Exclude pictures. Extract exactly the lines from the one that contains "Write a Python" down to the one that contains "plt.rcParams['font.family'] = ['Liberation", both included.

-------- Extracted records

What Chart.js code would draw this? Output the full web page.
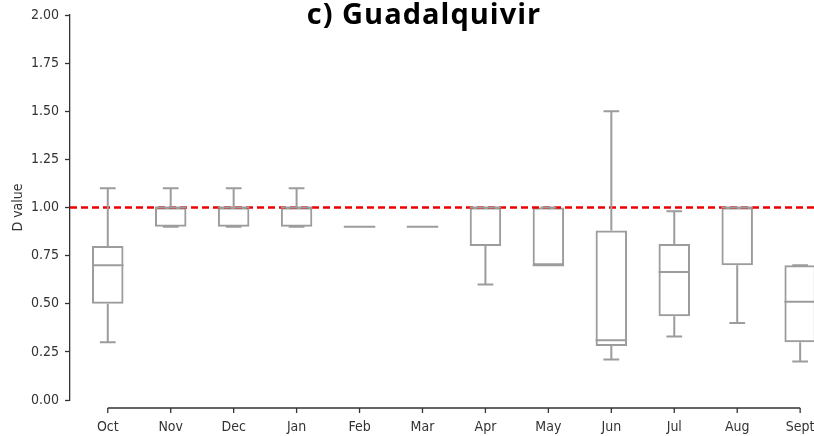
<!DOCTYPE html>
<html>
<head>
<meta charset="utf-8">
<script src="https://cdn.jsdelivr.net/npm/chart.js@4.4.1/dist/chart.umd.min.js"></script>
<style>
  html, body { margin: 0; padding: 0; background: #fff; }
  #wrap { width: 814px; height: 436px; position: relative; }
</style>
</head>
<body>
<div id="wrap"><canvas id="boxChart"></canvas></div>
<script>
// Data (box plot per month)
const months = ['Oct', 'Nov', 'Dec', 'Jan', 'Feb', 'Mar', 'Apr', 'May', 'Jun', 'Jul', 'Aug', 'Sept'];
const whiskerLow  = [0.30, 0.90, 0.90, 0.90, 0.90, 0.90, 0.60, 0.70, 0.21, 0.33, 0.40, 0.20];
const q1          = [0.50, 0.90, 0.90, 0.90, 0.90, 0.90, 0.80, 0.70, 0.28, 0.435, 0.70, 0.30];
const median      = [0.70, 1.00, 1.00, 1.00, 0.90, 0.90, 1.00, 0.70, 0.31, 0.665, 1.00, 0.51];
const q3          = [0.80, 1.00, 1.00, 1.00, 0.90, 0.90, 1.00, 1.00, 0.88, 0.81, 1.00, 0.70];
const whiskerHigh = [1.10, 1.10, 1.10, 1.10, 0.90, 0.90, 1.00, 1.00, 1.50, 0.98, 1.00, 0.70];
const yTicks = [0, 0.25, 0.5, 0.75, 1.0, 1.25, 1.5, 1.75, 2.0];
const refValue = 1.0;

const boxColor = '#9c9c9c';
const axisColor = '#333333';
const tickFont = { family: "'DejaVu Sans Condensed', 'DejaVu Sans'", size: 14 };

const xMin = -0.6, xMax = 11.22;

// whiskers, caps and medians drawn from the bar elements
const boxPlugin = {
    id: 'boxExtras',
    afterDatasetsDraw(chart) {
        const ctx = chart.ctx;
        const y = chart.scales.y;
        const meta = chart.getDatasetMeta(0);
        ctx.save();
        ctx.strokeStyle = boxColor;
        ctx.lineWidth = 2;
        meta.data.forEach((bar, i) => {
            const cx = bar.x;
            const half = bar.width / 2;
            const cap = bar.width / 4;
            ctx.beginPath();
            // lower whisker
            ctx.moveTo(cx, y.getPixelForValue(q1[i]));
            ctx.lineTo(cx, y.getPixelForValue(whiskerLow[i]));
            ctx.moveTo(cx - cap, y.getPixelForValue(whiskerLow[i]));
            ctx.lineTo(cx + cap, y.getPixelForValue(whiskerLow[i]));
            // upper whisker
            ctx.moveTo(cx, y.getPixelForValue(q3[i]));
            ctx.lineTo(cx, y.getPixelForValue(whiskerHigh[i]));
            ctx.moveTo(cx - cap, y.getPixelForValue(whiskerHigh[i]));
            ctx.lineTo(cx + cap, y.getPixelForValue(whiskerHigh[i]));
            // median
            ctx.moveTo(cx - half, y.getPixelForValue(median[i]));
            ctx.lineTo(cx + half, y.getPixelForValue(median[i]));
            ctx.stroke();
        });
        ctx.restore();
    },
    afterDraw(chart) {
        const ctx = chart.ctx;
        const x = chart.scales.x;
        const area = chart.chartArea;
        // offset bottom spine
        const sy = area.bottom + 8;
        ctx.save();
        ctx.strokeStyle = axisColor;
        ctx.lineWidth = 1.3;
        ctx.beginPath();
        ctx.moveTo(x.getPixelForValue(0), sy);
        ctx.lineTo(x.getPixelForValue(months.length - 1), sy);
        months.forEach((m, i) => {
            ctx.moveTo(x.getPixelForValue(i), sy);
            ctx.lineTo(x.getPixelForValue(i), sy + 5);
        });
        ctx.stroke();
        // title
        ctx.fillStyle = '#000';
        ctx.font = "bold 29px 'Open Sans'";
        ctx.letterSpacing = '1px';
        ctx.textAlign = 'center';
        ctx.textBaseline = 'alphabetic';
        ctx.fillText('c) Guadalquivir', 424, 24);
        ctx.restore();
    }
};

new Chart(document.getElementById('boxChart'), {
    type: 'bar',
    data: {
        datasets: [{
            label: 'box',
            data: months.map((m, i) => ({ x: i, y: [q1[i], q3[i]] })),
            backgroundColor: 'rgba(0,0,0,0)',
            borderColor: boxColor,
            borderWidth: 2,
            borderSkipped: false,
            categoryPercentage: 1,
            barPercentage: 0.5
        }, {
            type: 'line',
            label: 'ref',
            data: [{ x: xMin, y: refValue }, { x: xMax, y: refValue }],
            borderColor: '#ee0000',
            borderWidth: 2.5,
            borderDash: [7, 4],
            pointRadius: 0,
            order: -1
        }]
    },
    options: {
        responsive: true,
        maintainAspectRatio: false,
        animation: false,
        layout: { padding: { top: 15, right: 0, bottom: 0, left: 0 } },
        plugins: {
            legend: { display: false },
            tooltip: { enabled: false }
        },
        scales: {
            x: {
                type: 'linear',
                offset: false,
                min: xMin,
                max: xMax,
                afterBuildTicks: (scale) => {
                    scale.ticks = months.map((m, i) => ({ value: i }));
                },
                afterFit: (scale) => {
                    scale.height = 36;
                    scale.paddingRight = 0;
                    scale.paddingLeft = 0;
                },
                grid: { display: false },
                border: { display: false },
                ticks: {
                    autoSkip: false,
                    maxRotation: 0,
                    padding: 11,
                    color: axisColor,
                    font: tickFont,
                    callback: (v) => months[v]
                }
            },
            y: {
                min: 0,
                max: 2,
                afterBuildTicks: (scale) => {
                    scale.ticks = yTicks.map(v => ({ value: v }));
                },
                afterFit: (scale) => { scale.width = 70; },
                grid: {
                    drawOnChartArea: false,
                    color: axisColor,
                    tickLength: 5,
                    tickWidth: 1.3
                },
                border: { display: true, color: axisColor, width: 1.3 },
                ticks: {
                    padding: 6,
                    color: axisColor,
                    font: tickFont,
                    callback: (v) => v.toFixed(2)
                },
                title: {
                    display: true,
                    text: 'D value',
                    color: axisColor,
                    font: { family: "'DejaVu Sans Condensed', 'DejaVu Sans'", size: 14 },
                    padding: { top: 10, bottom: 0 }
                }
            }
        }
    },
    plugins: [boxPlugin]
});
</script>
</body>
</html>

----------------
-------- Extracted records

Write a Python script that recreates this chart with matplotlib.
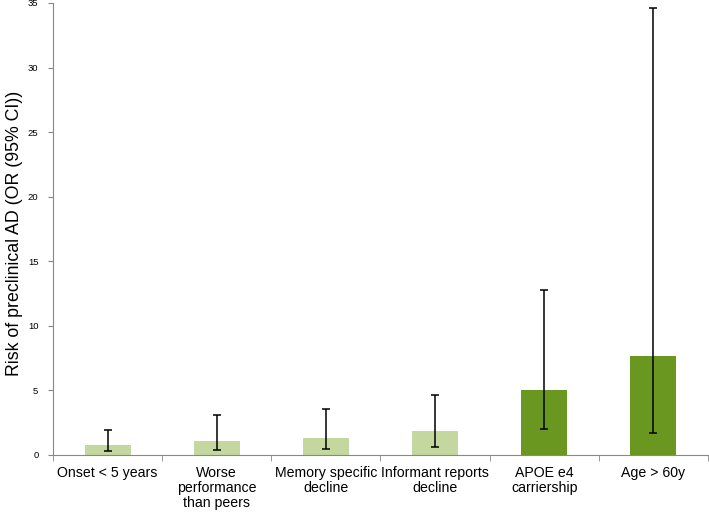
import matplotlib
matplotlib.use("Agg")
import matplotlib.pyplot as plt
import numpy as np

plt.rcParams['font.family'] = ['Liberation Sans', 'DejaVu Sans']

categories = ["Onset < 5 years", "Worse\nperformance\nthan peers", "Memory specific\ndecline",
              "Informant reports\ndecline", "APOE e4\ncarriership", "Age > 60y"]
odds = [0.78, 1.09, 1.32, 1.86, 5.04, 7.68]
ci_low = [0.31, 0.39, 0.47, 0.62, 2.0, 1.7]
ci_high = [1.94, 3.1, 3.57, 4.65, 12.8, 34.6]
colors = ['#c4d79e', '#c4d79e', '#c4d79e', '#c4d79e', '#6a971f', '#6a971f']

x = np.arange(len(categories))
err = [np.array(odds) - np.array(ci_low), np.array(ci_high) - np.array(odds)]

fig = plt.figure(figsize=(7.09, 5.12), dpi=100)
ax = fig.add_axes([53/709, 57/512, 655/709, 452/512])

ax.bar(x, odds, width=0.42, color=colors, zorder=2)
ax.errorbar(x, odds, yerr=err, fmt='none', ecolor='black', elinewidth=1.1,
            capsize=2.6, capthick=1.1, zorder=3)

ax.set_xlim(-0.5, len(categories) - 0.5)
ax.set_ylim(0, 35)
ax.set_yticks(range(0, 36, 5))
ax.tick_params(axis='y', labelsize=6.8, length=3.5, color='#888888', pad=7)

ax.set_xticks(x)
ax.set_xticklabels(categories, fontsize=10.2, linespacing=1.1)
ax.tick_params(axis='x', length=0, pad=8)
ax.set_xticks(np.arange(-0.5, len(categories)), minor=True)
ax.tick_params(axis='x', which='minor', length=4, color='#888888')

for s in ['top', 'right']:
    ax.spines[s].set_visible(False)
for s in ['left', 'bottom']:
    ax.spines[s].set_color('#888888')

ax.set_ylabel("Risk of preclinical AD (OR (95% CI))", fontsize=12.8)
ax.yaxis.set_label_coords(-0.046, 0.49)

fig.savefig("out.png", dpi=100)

----------------

• Answer to this task
Write a Python script that recreates this chart with matplotlib.
import matplotlib
matplotlib.use("Agg")
import matplotlib.pyplot as plt
import numpy as np

plt.rcParams['font.family'] = ['Liberation Sans', 'DejaVu Sans']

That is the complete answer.